Heinrich Harrer (German: [ˈhaɪnʁɪç ˈhaʁɐ]; 6 July 1912 – 7 January 2006) was an Austrian mountaineer, explorer, writer, sportsman, geographer, and SS sergeant. He was a member of the four-man climbing team that made the first ascent of the North Face of the Eiger, the "last problem" of the Alps. While on expedition in the Indian Himalayas, Harrer and his group were arrested by British forces because of the outbreak of World War II and he escaped to Tibet, staying there until 1951 and never seeing active combat. He wrote the books Seven Years in Tibet (1952) and The White Spider (1959).[1]

Early life[edit]

Heinrich Harrer was born 6 July 1912 in Hüttenberg, Austria, in the district of Sankt Veit an der Glan in the state of Carinthia. His father, Josef Harrer, was a postal worker. From 1933 to 1938, Harrer studied geography and sports at the Karl-Franzens University in Graz. Harrer became a member of the traditional student corporation ATV Graz.

In 1935, Harrer was designated to participate in the Alpine skiing competition at the 1936 Winter Olympics in Garmisch-Partenkirchen. The Austrian Alpine skiing team, however, boycotted the event due to a conflict regarding the skiing instructors' status as professionals. As a result, Harrer did not participate.

In 1937, Harrer won the downhill event at the World Student Championships at Zell am See.[2]

Eiger North Face[edit]

Mountain climbing was Harrer's true passion. Knowing an extraordinary feat of climbing could win him a place on a Himalayan expedition, Harrer and a friend, Fritz Kasparek, resolved to be the first to climb the North Face of the Eiger (3,967 m, 13,025 ft) in Switzerland. The near vertical wall, with its ice-field known as The White Spider, had claimed several lives; and the Bernese authorities even banned climbing it. Following his final university exams in July 1938, Harrer and Kasparek traveled to Kleine Scheidegg at the foot of the Eiger and set out on their climb. Halfway up the mountain, Harrer and Kasparek encountered another team making the attempt, Ludwig Vörg and Anderl Heckmair from Germany. The four decided to make the rest of the climb as a single team, with the experienced Heckmair leading.[2]
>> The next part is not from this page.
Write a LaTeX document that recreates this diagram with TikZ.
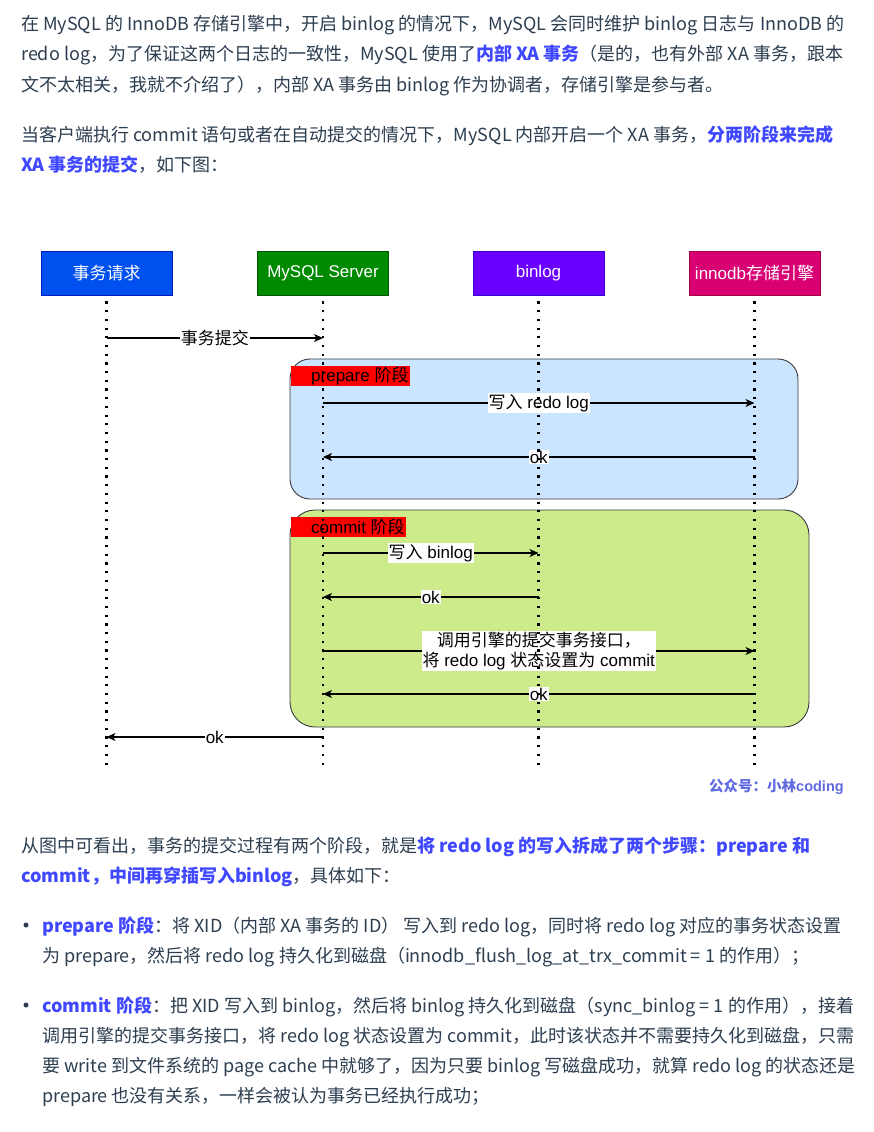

Eiger North Face, Bernese Alps, Switzerland

Throughout the climb, the four men were constantly threatened by snow avalanches and rock falls. They were caught in an avalanche as they climbed the White Spider on the upper face, but all possessed sufficient strength to resist being swept off the face. The members successfully reached the summit at four o'clock in the afternoon 24 July 1938.[3] This first ascent of the Eiger North Face was described by Italian climber Reinhold Messner as "a glorious moment in the history of mountaineering and a great sensation, since several climbers had previously perished on the Face",[4] made headlines around the world,[5] and is recounted in Harrer's book The White Spider, published in 1959.

Nazi involvement[edit]

In 1996, ORF editor and filmmaker Gerald Lehner found in American archives the membership card of Harrer, who joined the Sturmabteilung (SA) in October 1933. After the Anschluss of March 1938, as Germany annexed Austria, he joined the Schutzstaffel (SS) on 1 April. He held the rank of Oberscharführer (Sergeant), and on 1 May he became a member of the Nazi Party. After their ascent of the Eiger North Face, the four climbers were received by and photographed with Adolf Hitler. Harrer later said he wore his SS uniform only once, on the day of his marriage to Charlotte Wegener, daughter of the eminent explorer and scholar Alfred Wegener.[1] After returning to Europe in 1952, Harrer was cleared of any pre-war crimes and this was later supported by Simon Wiesenthal.[2] In his memoir, Beyond Seven Years in Tibet, Harrer called his involvement with the Nazi Party a mistake made in his youth, when he had not yet learned to think for himself.[6]

Internment in India[edit]

In 1939, Harrer joined a four-man expedition, led by Peter Aufschnaiter, to the Diamir Face of the Nanga Parbat with the aim of finding an easier route to the peak. Having concluded that the face was viable, the four mountaineers were in Karachi, India at the end of August, waiting for a freighter to take them home. The ship being long overdue, Harrer, Ludwig, and Hans Lobenhoffer tried to reach Persia (Iran), but several hundred kilometres north-west of Karachi they were arrested by British soldiers as enemy aliens and escorted back to Karachi, where Aufschnaiter had stayed. Two days later, war was declared, and on 3 September 1939 all were put behind barbed wire to be transferred to a detention camp at Ahmednagar near Bombay. They considered escaping to Portuguese Goa, but when further transferred to Dehradun to be detained there for years with 1,000 other enemy aliens, they found Tibet more promising, the final goal being the Japanese front in Burma or China.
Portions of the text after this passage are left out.